[THE EXERCISE] Tally up the lines below that include the word "this". Answer with the number alone.

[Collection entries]
>>
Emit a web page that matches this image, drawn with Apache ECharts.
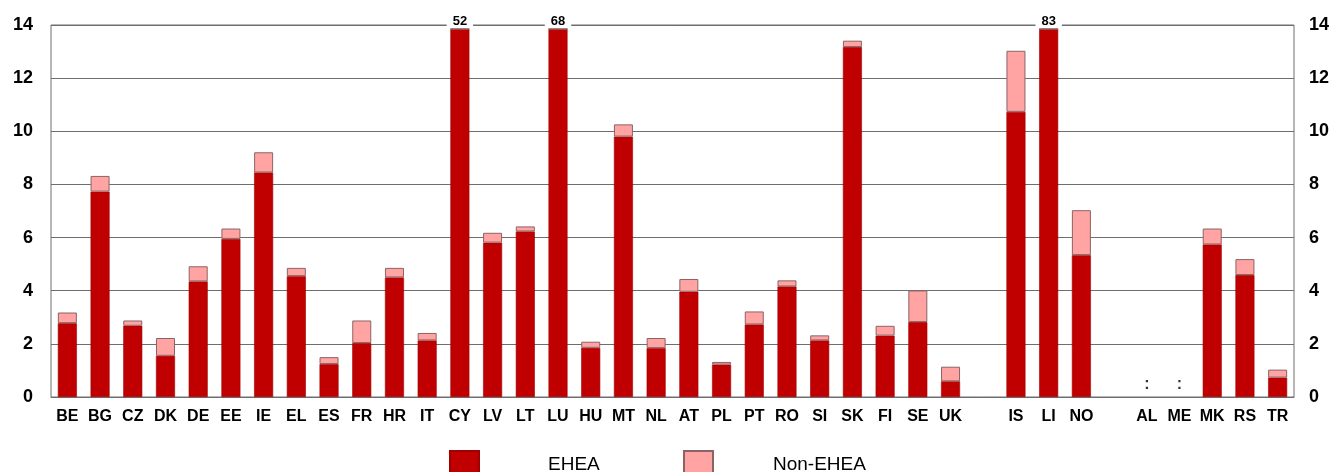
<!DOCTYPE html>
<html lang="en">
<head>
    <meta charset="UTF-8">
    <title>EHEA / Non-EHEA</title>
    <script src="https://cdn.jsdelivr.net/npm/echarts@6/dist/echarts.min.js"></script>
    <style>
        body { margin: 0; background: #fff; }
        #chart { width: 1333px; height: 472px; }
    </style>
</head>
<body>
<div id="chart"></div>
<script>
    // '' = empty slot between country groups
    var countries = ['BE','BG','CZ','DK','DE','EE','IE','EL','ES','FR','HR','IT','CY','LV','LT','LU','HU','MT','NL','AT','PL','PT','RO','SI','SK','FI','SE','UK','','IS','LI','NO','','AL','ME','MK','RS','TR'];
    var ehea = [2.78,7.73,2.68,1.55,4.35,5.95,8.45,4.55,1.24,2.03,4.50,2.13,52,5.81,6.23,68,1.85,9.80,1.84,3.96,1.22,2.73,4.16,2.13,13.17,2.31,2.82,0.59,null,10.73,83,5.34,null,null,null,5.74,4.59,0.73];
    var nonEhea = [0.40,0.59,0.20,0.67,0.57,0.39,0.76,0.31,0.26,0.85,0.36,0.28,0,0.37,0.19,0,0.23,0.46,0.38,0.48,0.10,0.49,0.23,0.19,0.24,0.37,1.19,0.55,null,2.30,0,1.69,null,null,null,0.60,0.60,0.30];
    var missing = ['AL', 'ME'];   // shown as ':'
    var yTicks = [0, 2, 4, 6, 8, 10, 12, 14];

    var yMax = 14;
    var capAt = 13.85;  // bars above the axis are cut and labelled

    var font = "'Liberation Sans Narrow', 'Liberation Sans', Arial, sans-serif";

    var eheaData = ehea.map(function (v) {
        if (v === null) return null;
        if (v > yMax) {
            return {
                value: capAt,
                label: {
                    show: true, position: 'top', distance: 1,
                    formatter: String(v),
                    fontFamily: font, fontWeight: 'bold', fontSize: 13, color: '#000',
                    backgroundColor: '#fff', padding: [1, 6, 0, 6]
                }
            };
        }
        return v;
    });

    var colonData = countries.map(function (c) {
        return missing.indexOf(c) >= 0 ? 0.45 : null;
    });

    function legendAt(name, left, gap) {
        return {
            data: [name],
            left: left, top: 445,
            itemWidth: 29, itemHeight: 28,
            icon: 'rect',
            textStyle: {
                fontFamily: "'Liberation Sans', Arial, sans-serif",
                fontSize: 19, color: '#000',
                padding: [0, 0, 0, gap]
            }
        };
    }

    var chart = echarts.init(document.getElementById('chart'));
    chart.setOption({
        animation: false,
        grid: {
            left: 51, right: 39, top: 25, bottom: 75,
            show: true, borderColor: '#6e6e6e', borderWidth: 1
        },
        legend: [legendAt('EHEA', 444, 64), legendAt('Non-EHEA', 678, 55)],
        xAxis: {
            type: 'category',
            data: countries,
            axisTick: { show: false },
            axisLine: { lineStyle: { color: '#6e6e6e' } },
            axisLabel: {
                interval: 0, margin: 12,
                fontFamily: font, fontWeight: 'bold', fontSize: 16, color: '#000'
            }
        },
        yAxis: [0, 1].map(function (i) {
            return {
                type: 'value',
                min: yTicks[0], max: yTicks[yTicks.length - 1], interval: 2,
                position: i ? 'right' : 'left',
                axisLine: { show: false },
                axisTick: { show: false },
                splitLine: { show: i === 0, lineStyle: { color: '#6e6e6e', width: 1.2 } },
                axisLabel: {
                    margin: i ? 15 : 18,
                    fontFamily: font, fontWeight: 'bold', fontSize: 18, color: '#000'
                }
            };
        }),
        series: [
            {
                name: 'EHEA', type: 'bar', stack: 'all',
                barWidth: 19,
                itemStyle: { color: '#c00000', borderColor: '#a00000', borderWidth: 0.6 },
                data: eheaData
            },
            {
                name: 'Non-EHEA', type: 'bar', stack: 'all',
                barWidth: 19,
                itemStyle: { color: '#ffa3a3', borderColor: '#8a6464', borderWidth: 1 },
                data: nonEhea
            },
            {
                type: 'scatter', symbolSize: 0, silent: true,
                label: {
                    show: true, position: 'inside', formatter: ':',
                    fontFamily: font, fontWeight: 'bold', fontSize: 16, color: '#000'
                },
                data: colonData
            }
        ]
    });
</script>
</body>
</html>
<<
>>
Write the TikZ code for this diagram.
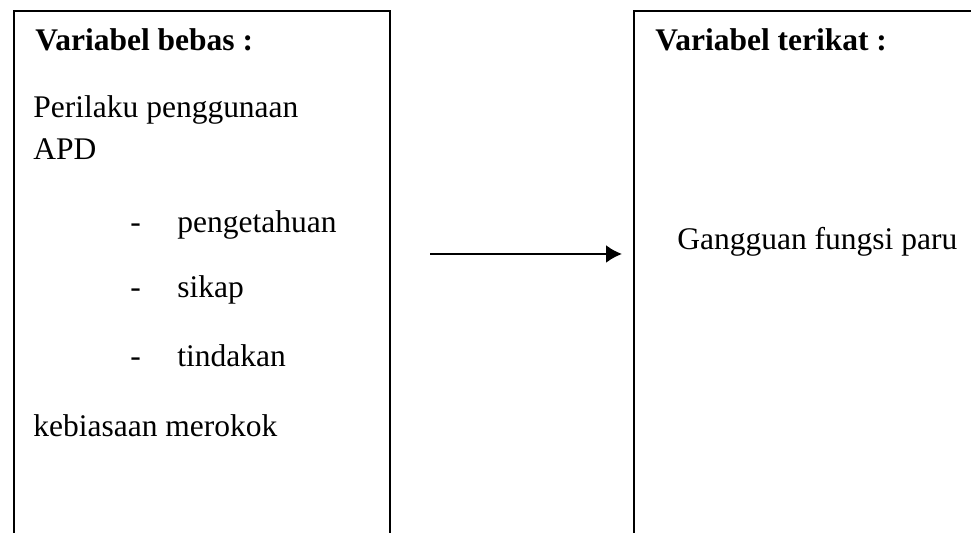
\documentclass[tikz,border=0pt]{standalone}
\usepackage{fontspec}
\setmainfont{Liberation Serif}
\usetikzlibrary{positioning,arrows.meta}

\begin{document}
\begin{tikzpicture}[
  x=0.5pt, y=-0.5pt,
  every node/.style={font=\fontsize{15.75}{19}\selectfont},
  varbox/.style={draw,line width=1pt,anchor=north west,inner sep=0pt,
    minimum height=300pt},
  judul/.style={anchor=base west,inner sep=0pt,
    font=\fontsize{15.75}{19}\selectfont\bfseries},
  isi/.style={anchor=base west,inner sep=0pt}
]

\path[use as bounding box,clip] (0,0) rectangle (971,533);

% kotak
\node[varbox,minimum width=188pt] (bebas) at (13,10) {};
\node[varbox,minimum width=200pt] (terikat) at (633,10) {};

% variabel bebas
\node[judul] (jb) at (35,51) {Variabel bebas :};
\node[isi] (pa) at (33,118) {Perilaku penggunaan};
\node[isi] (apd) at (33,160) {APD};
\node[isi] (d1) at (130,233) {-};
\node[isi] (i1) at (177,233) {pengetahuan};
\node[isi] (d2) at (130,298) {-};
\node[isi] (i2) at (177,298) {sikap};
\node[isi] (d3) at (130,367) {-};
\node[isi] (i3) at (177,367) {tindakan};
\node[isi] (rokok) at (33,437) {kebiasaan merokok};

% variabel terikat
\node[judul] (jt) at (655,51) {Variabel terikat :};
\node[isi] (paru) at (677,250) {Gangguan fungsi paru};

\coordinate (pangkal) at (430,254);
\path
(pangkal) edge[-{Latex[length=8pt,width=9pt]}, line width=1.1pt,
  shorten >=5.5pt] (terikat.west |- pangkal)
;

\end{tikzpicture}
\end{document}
<<
[WRITTEN RESPONSE] 2